--- START OF DATA FOR PROCESSING ---

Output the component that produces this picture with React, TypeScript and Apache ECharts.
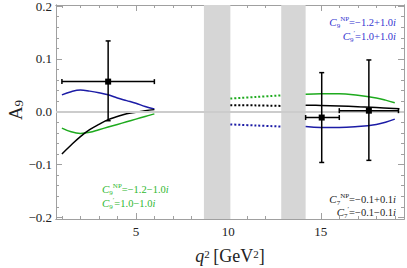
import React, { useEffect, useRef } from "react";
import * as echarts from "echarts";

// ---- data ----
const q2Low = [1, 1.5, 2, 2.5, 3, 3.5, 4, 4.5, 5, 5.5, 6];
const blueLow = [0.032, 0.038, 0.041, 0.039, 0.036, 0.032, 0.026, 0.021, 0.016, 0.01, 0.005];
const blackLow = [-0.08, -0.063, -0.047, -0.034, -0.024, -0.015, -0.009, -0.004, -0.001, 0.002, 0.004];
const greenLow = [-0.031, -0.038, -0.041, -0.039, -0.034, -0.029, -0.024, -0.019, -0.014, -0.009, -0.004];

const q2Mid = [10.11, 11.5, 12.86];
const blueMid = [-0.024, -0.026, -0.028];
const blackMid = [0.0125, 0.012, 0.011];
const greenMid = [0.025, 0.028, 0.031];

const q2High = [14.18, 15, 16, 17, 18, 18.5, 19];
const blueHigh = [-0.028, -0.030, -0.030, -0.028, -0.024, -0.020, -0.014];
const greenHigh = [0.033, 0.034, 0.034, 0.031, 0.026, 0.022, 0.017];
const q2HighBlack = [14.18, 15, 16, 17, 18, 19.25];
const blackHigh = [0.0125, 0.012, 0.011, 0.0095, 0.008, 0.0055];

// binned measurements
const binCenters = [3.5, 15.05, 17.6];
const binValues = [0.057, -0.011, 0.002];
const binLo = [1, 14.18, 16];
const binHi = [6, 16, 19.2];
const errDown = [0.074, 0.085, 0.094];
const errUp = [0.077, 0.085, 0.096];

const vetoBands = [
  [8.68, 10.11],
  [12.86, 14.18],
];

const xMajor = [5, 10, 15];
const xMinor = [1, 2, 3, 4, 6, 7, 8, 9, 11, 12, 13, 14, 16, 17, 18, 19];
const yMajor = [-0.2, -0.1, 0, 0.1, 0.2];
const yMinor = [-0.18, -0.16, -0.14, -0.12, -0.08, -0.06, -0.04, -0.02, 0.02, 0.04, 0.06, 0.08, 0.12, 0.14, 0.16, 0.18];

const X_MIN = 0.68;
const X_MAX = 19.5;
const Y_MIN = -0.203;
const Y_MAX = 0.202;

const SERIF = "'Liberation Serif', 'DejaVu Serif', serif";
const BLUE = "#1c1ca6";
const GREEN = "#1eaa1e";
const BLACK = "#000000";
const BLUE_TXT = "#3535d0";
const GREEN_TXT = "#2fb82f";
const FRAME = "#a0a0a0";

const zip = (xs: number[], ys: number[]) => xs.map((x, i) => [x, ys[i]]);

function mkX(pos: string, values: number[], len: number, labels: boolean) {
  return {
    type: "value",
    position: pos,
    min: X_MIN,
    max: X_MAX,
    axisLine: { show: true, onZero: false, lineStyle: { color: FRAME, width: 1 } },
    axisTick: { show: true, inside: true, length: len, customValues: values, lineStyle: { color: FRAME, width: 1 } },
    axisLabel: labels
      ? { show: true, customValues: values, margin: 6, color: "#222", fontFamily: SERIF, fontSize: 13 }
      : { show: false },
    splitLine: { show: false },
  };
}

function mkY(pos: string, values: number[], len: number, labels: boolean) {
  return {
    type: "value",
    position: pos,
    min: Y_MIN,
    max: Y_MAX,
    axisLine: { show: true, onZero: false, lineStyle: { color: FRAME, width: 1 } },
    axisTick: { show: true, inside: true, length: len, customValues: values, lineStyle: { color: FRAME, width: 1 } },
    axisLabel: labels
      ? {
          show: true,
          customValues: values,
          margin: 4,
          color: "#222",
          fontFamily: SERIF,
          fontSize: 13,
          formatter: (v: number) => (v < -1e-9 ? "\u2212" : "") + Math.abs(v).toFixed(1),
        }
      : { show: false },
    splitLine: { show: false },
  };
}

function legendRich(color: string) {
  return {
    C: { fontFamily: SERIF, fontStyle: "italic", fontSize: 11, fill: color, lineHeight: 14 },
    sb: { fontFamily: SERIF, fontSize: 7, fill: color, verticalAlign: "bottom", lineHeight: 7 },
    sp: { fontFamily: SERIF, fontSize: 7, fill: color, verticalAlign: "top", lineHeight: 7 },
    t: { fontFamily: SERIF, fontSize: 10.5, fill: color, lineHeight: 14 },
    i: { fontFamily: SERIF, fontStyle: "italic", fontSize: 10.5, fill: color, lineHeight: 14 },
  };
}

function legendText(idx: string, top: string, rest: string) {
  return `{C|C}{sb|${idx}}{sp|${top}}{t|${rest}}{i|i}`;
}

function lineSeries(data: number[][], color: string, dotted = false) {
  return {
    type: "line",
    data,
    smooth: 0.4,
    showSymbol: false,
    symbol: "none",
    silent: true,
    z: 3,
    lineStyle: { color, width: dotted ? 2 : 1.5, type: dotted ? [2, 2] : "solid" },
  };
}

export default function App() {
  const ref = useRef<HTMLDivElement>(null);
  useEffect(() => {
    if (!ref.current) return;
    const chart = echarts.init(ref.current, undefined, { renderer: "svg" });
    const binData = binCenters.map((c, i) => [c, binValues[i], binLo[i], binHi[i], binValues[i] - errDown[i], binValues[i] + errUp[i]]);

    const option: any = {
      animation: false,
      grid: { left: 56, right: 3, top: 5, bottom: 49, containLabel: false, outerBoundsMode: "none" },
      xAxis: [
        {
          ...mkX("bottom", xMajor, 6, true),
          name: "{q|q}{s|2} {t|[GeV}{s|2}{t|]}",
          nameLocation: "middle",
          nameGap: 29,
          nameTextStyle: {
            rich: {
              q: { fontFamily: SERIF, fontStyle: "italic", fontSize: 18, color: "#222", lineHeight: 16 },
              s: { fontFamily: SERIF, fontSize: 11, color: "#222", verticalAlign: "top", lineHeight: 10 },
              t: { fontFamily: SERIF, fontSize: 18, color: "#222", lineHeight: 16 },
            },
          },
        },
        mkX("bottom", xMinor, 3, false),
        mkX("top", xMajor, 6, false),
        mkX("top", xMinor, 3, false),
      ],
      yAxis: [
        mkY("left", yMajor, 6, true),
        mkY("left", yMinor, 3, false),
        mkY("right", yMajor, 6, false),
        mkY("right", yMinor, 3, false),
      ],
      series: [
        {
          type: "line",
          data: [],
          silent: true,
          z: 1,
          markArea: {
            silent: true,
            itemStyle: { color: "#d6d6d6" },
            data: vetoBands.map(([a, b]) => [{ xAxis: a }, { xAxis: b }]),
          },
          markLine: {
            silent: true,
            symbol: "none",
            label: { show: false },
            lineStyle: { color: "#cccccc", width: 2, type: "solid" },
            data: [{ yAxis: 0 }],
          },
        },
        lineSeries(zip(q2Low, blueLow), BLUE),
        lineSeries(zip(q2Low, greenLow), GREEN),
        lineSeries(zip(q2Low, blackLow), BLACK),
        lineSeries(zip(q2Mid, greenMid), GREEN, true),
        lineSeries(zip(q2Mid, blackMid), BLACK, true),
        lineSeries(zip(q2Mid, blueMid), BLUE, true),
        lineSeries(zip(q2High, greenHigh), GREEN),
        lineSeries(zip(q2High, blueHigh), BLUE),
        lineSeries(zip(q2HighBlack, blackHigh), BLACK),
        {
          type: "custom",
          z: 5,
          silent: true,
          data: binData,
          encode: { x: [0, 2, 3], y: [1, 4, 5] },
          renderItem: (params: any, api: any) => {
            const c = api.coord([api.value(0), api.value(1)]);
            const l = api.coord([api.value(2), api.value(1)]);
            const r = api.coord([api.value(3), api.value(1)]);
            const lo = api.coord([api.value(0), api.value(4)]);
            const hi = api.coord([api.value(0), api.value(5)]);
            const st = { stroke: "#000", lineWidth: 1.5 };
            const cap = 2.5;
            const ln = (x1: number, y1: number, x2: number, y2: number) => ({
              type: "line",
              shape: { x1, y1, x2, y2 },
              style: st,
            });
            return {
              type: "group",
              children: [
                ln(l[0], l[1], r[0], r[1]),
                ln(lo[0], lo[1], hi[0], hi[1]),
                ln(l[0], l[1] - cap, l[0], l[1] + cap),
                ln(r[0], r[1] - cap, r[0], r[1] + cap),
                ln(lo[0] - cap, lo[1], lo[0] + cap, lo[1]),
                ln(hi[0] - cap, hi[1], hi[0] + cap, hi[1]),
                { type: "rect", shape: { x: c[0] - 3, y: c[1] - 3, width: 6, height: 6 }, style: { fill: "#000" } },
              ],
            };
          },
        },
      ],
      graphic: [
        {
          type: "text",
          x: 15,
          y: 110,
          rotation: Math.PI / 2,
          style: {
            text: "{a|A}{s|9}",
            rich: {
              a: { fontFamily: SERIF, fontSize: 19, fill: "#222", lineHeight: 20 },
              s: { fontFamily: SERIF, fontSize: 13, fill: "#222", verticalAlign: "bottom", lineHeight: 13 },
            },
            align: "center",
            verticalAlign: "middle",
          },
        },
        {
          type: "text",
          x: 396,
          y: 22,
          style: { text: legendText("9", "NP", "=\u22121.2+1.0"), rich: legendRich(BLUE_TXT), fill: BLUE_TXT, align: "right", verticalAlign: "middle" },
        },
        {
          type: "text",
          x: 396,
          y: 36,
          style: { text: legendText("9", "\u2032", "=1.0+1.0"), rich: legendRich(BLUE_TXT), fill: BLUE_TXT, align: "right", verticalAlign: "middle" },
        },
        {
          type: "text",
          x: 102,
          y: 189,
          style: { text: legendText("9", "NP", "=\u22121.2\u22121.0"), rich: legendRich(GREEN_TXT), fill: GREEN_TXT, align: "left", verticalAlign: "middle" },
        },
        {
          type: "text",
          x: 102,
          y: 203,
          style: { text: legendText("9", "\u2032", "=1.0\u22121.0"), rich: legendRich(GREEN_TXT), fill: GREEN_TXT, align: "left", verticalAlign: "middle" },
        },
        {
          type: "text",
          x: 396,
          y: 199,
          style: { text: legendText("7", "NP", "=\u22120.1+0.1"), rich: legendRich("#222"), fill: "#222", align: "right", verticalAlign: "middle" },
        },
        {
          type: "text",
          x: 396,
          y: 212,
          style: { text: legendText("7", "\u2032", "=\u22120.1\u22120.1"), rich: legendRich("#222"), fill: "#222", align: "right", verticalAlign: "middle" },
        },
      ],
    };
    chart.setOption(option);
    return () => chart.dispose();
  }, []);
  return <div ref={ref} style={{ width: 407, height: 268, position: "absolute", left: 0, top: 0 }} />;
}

--- END OF DATA FOR PROCESSING ---
--- START OF DATA FOR PROCESSING ---

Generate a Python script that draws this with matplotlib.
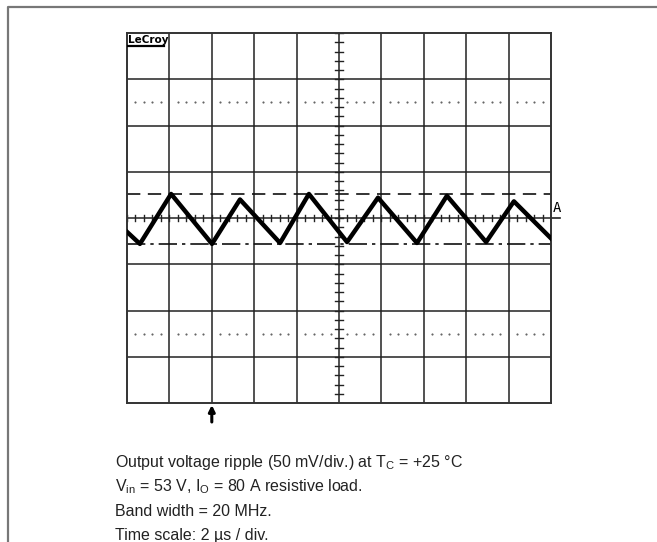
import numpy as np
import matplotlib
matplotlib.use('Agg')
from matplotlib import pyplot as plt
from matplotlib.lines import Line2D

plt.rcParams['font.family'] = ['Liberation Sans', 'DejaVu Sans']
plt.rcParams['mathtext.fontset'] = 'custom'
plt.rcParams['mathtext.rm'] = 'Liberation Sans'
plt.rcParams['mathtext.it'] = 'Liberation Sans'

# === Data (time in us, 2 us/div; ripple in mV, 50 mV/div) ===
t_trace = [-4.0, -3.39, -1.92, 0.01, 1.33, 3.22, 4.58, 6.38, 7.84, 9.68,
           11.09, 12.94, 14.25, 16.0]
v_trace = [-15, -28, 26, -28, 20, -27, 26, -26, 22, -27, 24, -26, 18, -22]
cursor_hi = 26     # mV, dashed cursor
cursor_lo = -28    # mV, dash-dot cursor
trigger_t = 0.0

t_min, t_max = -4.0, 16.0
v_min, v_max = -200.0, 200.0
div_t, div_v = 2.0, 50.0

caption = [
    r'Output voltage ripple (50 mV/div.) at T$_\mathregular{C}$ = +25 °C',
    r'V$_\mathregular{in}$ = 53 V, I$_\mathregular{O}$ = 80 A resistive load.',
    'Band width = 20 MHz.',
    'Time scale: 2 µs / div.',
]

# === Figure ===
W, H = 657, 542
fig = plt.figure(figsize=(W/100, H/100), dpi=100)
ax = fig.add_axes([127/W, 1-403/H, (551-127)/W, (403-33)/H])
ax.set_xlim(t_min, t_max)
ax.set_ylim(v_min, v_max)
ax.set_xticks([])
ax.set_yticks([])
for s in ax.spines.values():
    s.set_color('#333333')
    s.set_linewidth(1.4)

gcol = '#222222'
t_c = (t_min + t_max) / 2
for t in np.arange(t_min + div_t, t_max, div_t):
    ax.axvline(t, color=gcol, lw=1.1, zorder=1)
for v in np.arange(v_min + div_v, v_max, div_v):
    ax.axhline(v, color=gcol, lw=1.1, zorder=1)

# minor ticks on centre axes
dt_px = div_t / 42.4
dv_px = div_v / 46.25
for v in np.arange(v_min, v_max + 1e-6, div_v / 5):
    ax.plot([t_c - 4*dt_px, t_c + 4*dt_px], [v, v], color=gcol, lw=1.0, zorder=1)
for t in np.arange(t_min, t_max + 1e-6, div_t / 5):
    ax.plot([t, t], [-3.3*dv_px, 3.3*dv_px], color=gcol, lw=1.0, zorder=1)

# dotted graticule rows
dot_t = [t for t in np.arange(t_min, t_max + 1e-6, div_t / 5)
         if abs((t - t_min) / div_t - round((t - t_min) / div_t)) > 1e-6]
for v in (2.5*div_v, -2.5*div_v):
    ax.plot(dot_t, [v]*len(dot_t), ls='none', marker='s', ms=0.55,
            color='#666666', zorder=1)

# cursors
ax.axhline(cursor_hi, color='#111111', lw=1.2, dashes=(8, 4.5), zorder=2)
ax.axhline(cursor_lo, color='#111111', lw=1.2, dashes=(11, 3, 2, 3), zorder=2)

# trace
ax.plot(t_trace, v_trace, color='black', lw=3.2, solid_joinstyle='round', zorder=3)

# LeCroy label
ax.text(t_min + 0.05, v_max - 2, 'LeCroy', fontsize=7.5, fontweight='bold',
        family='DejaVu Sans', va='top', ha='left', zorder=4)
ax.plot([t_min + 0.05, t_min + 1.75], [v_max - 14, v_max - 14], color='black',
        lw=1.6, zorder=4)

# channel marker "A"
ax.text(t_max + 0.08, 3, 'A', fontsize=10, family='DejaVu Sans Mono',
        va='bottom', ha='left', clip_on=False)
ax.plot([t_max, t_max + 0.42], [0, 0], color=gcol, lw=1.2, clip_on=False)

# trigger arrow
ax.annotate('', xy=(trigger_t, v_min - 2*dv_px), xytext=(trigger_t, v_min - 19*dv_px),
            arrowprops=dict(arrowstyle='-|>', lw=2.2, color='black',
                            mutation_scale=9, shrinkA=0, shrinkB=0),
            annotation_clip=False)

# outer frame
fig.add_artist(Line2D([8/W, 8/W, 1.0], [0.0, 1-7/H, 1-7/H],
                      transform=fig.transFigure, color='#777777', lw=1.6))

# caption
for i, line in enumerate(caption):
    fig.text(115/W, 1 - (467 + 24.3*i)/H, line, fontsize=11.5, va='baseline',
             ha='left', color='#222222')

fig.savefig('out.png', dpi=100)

--- END OF DATA FOR PROCESSING ---

WHAT THE EXERCISE ASKS =>
Above are the records. Copy only the lines from the one with "Generate a Python" through the one with "s.set_linewidth(1.4)", exactly, with no pictures.

OUTPUT BELOW =>
Generate a Python script that draws this with matplotlib.
import numpy as np
import matplotlib
matplotlib.use('Agg')
from matplotlib import pyplot as plt
from matplotlib.lines import Line2D

plt.rcParams['font.family'] = ['Liberation Sans', 'DejaVu Sans']
plt.rcParams['mathtext.fontset'] = 'custom'
plt.rcParams['mathtext.rm'] = 'Liberation Sans'
plt.rcParams['mathtext.it'] = 'Liberation Sans'

# === Data (time in us, 2 us/div; ripple in mV, 50 mV/div) ===
t_trace = [-4.0, -3.39, -1.92, 0.01, 1.33, 3.22, 4.58, 6.38, 7.84, 9.68,
           11.09, 12.94, 14.25, 16.0]
v_trace = [-15, -28, 26, -28, 20, -27, 26, -26, 22, -27, 24, -26, 18, -22]
cursor_hi = 26     # mV, dashed cursor
cursor_lo = -28    # mV, dash-dot cursor
trigger_t = 0.0

t_min, t_max = -4.0, 16.0
v_min, v_max = -200.0, 200.0
div_t, div_v = 2.0, 50.0

caption = [
    r'Output voltage ripple (50 mV/div.) at T$_\mathregular{C}$ = +25 °C',
    r'V$_\mathregular{in}$ = 53 V, I$_\mathregular{O}$ = 80 A resistive load.',
    'Band width = 20 MHz.',
    'Time scale: 2 µs / div.',
]

# === Figure ===
W, H = 657, 542
fig = plt.figure(figsize=(W/100, H/100), dpi=100)
ax = fig.add_axes([127/W, 1-403/H, (551-127)/W, (403-33)/H])
ax.set_xlim(t_min, t_max)
ax.set_ylim(v_min, v_max)
ax.set_xticks([])
ax.set_yticks([])
for s in ax.spines.values():
    s.set_color('#333333')
    s.set_linewidth(1.4)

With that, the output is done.